Eine reaktionsfreudige Mischung ...

 An dieser Stelle wäre es wohl sinnvoll, darzulegen, auf welche klassisch "männlichen" Reaktionsmuster da meiner Erfahrung nach zurückgegriffen wird (meist weil das Vorhandensein von "weiblichen" oder auch nur anderen Reaktionsmuster schlicht unbekannt ist):

  • Schuld ist immer jemand anders
    Die angebliche männliche Vorliebe, Verantwortung zu übernehmen, hat eindeutig ihre Grenzen - spätestens wenn etwas schiefgeht. Frauen hingegen neigen dazu, Verantwortung auch dann zu übernehmen, wenn beim besten Willen nicht einzusehen ist, warum.
    Die Standardzutat für dysfunktionale Familien.
  • Was NORMal ist, bestimme ich
    Schließlich war ich früher "Standard", dann muß ich es auch heute noch sein. Oder: Früher war ich es nicht, dann will ich es jetzt endlich sein.
  • Unnormale Menschen haben keine Rechte
    Wenn man gar nichts ist, wenn man kein "richtiger Mann" ist, ist man auch gar nichts, wenn man keine "richtige Frau" ist. Und überhaupt, alle anderen finden das ja (angeblich) auch.
  • Wer am lautesten brüllt und/oder die meisten Verbalinjurien in einem Satz unterbringt, hat gewonnen
  • Wer nicht für ist, ist gegen mich
  • Was ich jetzt sage, gilt.
    Wer mich an Widersprüche zu anderen Aussagen von mir erinnert, ist gegen mich.
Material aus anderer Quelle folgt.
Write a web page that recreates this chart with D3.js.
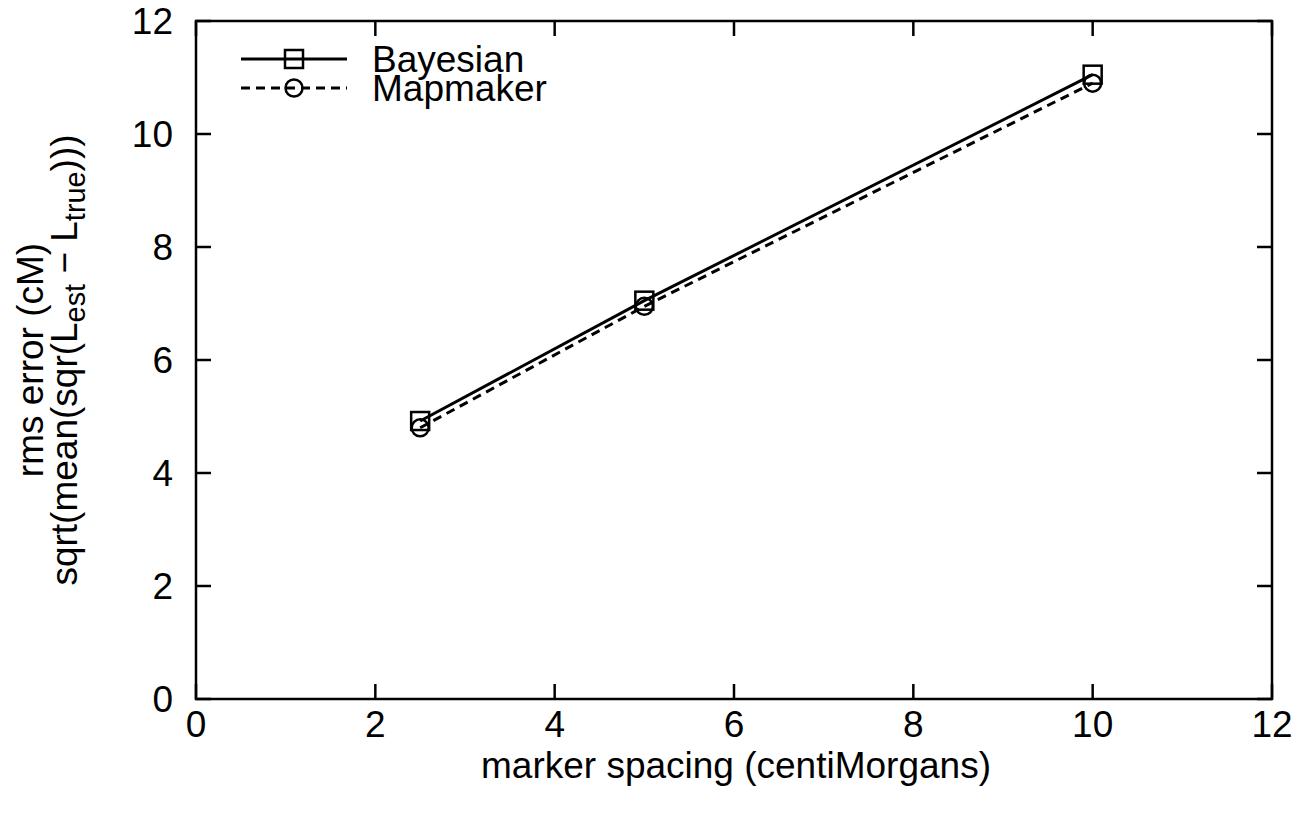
<!DOCTYPE html>
<html>
<head>
<meta charset="utf-8">
<script src="https://cdn.jsdelivr.net/npm/d3@7"></script>
<style>
  body { margin: 0; background: #fff; }
  text { font-family: "Liberation Sans", Arial, sans-serif; fill: #000; }
</style>
</head>
<body>
<div id="chart"></div>
<script>
const spacing = [2.5, 5, 10];
const bayesian = [4.92, 7.05, 11.05];
const mapmaker = [4.8, 6.95, 10.9];
const xTicks = [0, 2, 4, 6, 8, 10, 12];
const yTicks = [0, 2, 4, 6, 8, 10, 12];

const W = 1312, H = 816;
const box = {left: 196, right: 1272, top: 21, bottom: 699};
const fs = 37;

const svg = d3.select('#chart').append('svg')
    .attr('width', W)
    .attr('height', H);

const x = d3.scaleLinear().domain([0, 12]).range([box.left, box.right]);
const y = d3.scaleLinear().domain([0, 12]).range([box.bottom, box.top]);

const tickLen = 15;

// ticks on all four sides, pointing inward
const axes = svg.append('g').attr('stroke', '#000').attr('stroke-width', 2.5);
axes.selectAll('.xb').data(xTicks).enter().append('line')
    .attr('x1', d => x(d)).attr('x2', d => x(d))
    .attr('y1', box.bottom).attr('y2', box.bottom - tickLen);
axes.selectAll('.xt').data(xTicks).enter().append('line')
    .attr('x1', d => x(d)).attr('x2', d => x(d))
    .attr('y1', box.top).attr('y2', box.top + tickLen);
axes.selectAll('.yl').data(yTicks).enter().append('line')
    .attr('y1', d => y(d)).attr('y2', d => y(d))
    .attr('x1', box.left).attr('x2', box.left + tickLen);
axes.selectAll('.yr').data(yTicks).enter().append('line')
    .attr('y1', d => y(d)).attr('y2', d => y(d))
    .attr('x1', box.right).attr('x2', box.right - tickLen);

svg.append('rect')
    .attr('x', box.left).attr('y', box.top)
    .attr('width', box.right - box.left).attr('height', box.bottom - box.top)
    .attr('fill', 'none').attr('stroke', '#000').attr('stroke-width', 2.5);

// tick labels
svg.selectAll('.xl').data(xTicks).enter().append('text')
    .attr('x', d => x(d)).attr('y', box.bottom + 38)
    .attr('text-anchor', 'middle').attr('font-size', fs)
    .text(d => d);
svg.selectAll('.ylab').data(yTicks).enter().append('text')
    .attr('x', box.left - 23).attr('y', d => y(d) + 13)
    .attr('text-anchor', 'end').attr('font-size', fs)
    .text(d => d);

// axis titles
svg.append('text')
    .attr('x', (box.left + box.right) / 2 + 2).attr('y', 778)
    .attr('text-anchor', 'middle').attr('font-size', fs)
    .text('marker spacing (centiMorgans)');

const yt = svg.append('g').attr('transform', 'translate(0,360) rotate(-90)');
yt.append('text')
    .attr('x', 0).attr('y', 43)
    .attr('text-anchor', 'middle').attr('font-size', fs)
    .text('rms error (cM)');
const l2 = yt.append('text')
    .attr('x', 0).attr('y', 77)
    .attr('text-anchor', 'middle').attr('font-size', fs);
l2.append('tspan').text('sqrt(mean(sqr(L');
l2.append('tspan').attr('font-size', fs * 0.78).attr('dy', 8).text('est');
l2.append('tspan').attr('dy', -8).text(' \u2212 L');
l2.append('tspan').attr('font-size', fs * 0.78).attr('dy', 8).text('true');
l2.append('tspan').attr('dy', -8).text(')))');

// series
const line = d3.line().x(d => x(d[0])).y(d => y(d[1]));
const series = [
    {name: 'Bayesian', values: bayesian, dash: null, marker: 'square'},
    {name: 'Mapmaker', values: mapmaker, dash: '9,6', marker: 'circle'}
];

const drawMarker = (g, kind, cx, cy) => {
    if (kind === 'square') {
        g.append('rect')
            .attr('x', cx - 9).attr('y', cy - 9)
            .attr('width', 18).attr('height', 18)
            .attr('fill', 'none').attr('stroke', '#000').attr('stroke-width', 2.5);
    } else {
        g.append('circle')
            .attr('cx', cx).attr('cy', cy).attr('r', 8.5)
            .attr('fill', 'none').attr('stroke', '#000').attr('stroke-width', 2.5);
    }
};

series.forEach((s, i) => {
    const pts = spacing.map((v, j) => [v, s.values[j]]);
    svg.append('path')
        .attr('d', line(pts))
        .attr('fill', 'none').attr('stroke', '#000').attr('stroke-width', 3)
        .attr('stroke-dasharray', s.dash);
    const g = svg.append('g');
    pts.forEach(p => drawMarker(g, s.marker, x(p[0]), y(p[1])));

    // legend entry
    const ly = 59 + i * 29;
    svg.append('line')
        .attr('x1', 241).attr('x2', 347).attr('y1', ly).attr('y2', ly)
        .attr('stroke', '#000').attr('stroke-width', 3)
        .attr('stroke-dasharray', s.dash);
    drawMarker(svg.append('g'), s.marker, 294, ly);
    svg.append('text')
        .attr('x', 372).attr('y', ly + 13)
        .attr('font-size', fs)
        .text(s.name);
});
</script>
</body>
</html>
Was daraus folgt: Wenn eine solche Transfrau ein Problem hat, ist es irgend jemand anders schuld. Immer. Fragt sich nur, wer. Wen nehmen wir denn da ...? Und so sitzt sie da und überlegt:

Andere Transfrauen schlüge zu schnell auf mich selbst zurück. Cisgender, Frauen wie Männer, sind auch nicht gut, weil von denen möchte ich ja Anerkennung. Transmänner existieren eh nicht, und außerdem ist da eine Schuld wirklich beim besten Willen nicht hinzubiegen. Bleibt nicht viel. Oder doch? ...
Da sind doch noch die Leute, die keine richtigen Männer sind (und somit ja eh Freiwild) und natürlich, da anders als ich, auch keine richtigen Frauen. Dieses Pack, mit dem man mich entweder früher glattwegs verwechselt hat (oder ich mich selber, aber das verdrängen wir besser) und von dem ich mich zwecks der Bescheinigung meiner Identität ja auch distanzieren mußte ... Hach, sind das nicht die idealen Opfer? Die hasst doch sowieso jeder! Diese ganzen perversen Schwuchteln und Tunten und Transvestiten und neuerdings auch noch Transgender, was immer das sein soll.
KLATSCH PATSCH DRAUGEHAUEN!
Und jetzt geht es mit besser, und nun werden mich endlich auch die anderen als ganz normale Frau anerkennen, weil da habe ich ja jetzt den endgültigen, schlüssigen Beweis für geliefert: Erstens sieht man, daß ich eine Frau bin, zweitens habe ich dafür Bescheinigungen, und drittens habe ich mich doch grade hinreichend von denen distanziert, mit denen man mich irgendwie beim Bestehen irgendwelcher Zweifel verwechseln hätte können.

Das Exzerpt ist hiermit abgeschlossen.